#### DATASET EXCERPT:
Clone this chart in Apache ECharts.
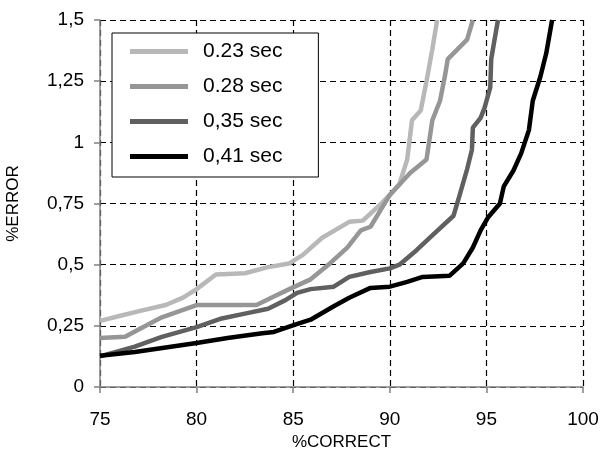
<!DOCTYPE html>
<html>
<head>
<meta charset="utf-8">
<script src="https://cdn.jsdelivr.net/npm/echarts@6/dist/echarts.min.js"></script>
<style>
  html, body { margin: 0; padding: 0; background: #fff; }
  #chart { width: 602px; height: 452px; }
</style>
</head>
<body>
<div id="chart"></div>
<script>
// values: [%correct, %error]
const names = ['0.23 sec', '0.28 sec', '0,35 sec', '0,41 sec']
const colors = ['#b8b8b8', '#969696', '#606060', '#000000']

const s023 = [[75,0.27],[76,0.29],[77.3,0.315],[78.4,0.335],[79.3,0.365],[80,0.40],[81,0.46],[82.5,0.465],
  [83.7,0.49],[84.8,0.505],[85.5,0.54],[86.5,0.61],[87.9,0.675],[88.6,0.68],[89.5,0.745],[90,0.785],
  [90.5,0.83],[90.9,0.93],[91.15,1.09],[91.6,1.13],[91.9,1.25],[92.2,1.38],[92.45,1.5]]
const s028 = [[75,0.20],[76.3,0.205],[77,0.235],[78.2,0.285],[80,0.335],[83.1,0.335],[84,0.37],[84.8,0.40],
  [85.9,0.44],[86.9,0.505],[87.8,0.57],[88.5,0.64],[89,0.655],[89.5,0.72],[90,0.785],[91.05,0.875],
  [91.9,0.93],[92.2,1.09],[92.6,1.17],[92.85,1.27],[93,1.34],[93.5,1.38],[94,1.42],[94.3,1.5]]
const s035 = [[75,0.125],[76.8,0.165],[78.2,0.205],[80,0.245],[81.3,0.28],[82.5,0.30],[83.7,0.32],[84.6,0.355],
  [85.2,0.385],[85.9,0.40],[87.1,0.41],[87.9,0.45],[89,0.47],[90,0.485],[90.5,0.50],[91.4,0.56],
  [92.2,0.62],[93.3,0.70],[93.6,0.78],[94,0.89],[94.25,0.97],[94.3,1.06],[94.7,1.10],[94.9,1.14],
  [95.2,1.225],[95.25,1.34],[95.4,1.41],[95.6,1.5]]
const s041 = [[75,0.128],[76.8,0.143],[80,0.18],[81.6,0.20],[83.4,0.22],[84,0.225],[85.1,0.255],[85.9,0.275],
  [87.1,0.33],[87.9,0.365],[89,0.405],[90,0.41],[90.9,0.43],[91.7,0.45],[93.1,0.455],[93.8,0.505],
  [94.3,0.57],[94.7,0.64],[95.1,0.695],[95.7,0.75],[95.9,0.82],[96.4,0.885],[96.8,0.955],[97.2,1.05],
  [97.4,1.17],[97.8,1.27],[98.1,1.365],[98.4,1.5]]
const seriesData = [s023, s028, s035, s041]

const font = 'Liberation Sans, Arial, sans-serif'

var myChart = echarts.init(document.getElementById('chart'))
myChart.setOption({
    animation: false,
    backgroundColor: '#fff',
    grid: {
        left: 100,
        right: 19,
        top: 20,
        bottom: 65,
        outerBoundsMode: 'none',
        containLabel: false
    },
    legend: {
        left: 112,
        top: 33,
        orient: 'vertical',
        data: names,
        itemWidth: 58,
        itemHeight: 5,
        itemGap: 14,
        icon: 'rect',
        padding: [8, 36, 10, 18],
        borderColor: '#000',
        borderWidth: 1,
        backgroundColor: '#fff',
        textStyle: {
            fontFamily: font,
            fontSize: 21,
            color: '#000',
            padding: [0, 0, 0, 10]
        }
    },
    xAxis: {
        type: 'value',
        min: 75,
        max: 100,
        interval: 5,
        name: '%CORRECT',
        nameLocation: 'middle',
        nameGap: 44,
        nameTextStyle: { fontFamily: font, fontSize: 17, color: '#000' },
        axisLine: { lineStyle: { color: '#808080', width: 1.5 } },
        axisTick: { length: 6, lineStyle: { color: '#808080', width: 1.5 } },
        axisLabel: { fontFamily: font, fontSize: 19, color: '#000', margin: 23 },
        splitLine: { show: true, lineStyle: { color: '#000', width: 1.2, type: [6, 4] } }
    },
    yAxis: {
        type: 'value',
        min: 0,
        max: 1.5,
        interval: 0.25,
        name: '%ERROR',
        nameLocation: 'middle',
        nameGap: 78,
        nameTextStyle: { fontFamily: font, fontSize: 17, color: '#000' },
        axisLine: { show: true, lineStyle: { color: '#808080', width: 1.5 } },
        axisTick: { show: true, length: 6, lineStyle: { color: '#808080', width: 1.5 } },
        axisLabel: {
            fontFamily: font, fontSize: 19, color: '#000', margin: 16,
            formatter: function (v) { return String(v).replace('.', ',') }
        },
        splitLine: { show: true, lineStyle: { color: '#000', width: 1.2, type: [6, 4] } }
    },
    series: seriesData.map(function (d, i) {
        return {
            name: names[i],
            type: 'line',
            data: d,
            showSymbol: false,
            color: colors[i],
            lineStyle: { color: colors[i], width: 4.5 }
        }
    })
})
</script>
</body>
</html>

#### STATED TASK:
Copy the data exactly. Any picture it contains is to be omitted.

#### ANSWER:
Clone this chart in Apache ECharts.
<!DOCTYPE html>
<html>
<head>
<meta charset="utf-8">
<script src="https://cdn.jsdelivr.net/npm/echarts@6/dist/echarts.min.js"></script>
<style>
  html, body { margin: 0; padding: 0; background: #fff; }
  #chart { width: 602px; height: 452px; }
</style>
</head>
<body>
<div id="chart"></div>
<script>
// values: [%correct, %error]
const names = ['0.23 sec', '0.28 sec', '0,35 sec', '0,41 sec']
const colors = ['#b8b8b8', '#969696', '#606060', '#000000']

const s023 = [[75,0.27],[76,0.29],[77.3,0.315],[78.4,0.335],[79.3,0.365],[80,0.40],[81,0.46],[82.5,0.465],
  [83.7,0.49],[84.8,0.505],[85.5,0.54],[86.5,0.61],[87.9,0.675],[88.6,0.68],[89.5,0.745],[90,0.785],
  [90.5,0.83],[90.9,0.93],[91.15,1.09],[91.6,1.13],[91.9,1.25],[92.2,1.38],[92.45,1.5]]
const s028 = [[75,0.20],[76.3,0.205],[77,0.235],[78.2,0.285],[80,0.335],[83.1,0.335],[84,0.37],[84.8,0.40],
  [85.9,0.44],[86.9,0.505],[87.8,0.57],[88.5,0.64],[89,0.655],[89.5,0.72],[90,0.785],[91.05,0.875],
  [91.9,0.93],[92.2,1.09],[92.6,1.17],[92.85,1.27],[93,1.34],[93.5,1.38],[94,1.42],[94.3,1.5]]
const s035 = [[75,0.125],[76.8,0.165],[78.2,0.205],[80,0.245],[81.3,0.28],[82.5,0.30],[83.7,0.32],[84.6,0.355],
  [85.2,0.385],[85.9,0.40],[87.1,0.41],[87.9,0.45],[89,0.47],[90,0.485],[90.5,0.50],[91.4,0.56],
  [92.2,0.62],[93.3,0.70],[93.6,0.78],[94,0.89],[94.25,0.97],[94.3,1.06],[94.7,1.10],[94.9,1.14],
  [95.2,1.225],[95.25,1.34],[95.4,1.41],[95.6,1.5]]
const s041 = [[75,0.128],[76.8,0.143],[80,0.18],[81.6,0.20],[83.4,0.22],[84,0.225],[85.1,0.255],[85.9,0.275],
  [87.1,0.33],[87.9,0.365],[89,0.405],[90,0.41],[90.9,0.43],[91.7,0.45],[93.1,0.455],[93.8,0.505],
  [94.3,0.57],[94.7,0.64],[95.1,0.695],[95.7,0.75],[95.9,0.82],[96.4,0.885],[96.8,0.955],[97.2,1.05],
  [97.4,1.17],[97.8,1.27],[98.1,1.365],[98.4,1.5]]
const seriesData = [s023, s028, s035, s041]

const font = 'Liberation Sans, Arial, sans-serif'

var myChart = echarts.init(document.getElementById('chart'))
myChart.setOption({
    animation: false,
    backgroundColor: '#fff',
    grid: {
        left: 100,
        right: 19,
        top: 20,
        bottom: 65,
        outerBoundsMode: 'none',
        containLabel: false
    },
    legend: {
        left: 112,
        top: 33,
        orient: 'vertical',
        data: names,
        itemWidth: 58,
        itemHeight: 5,
        itemGap: 14,
        icon: 'rect',
        padding: [8, 36, 10, 18],
        borderColor: '#000',
        borderWidth: 1,
        backgroundColor: '#fff',
        textStyle: {
            fontFamily: font,
            fontSize: 21,
            color: '#000',
            padding: [0, 0, 0, 10]
        }
    },
    xAxis: {
        type: 'value',
        min: 75,
        max: 100,
        interval: 5,
        name: '%CORRECT',
        nameLocation: 'middle',
        nameGap: 44,
        nameTextStyle: { fontFamily: font, fontSize: 17, color: '#000' },
        axisLine: { lineStyle: { color: '#808080', width: 1.5 } },
        axisTick: { length: 6, lineStyle: { color: '#808080', width: 1.5 } },
        axisLabel: { fontFamily: font, fontSize: 19, color: '#000', margin: 23 },
        splitLine: { show: true, lineStyle: { color: '#000', width: 1.2, type: [6, 4] } }
    },
    yAxis: {
        type: 'value',
        min: 0,
        max: 1.5,
        interval: 0.25,
        name: '%ERROR',
        nameLocation: 'middle',
        nameGap: 78,
        nameTextStyle: { fontFamily: font, fontSize: 17, color: '#000' },
        axisLine: { show: true, lineStyle: { color: '#808080', width: 1.5 } },
        axisTick: { show: true, length: 6, lineStyle: { color: '#808080', width: 1.5 } },
        axisLabel: {
            fontFamily: font, fontSize: 19, color: '#000', margin: 16,
            formatter: function (v) { return String(v).replace('.', ',') }
        },
        splitLine: { show: true, lineStyle: { color: '#000', width: 1.2, type: [6, 4] } }
    },
    series: seriesData.map(function (d, i) {
        return {
            name: names[i],
            type: 'line',
            data: d,
            showSymbol: false,
            color: colors[i],
            lineStyle: { color: colors[i], width: 4.5 }
        }
    })
})
</script>
</body>
</html>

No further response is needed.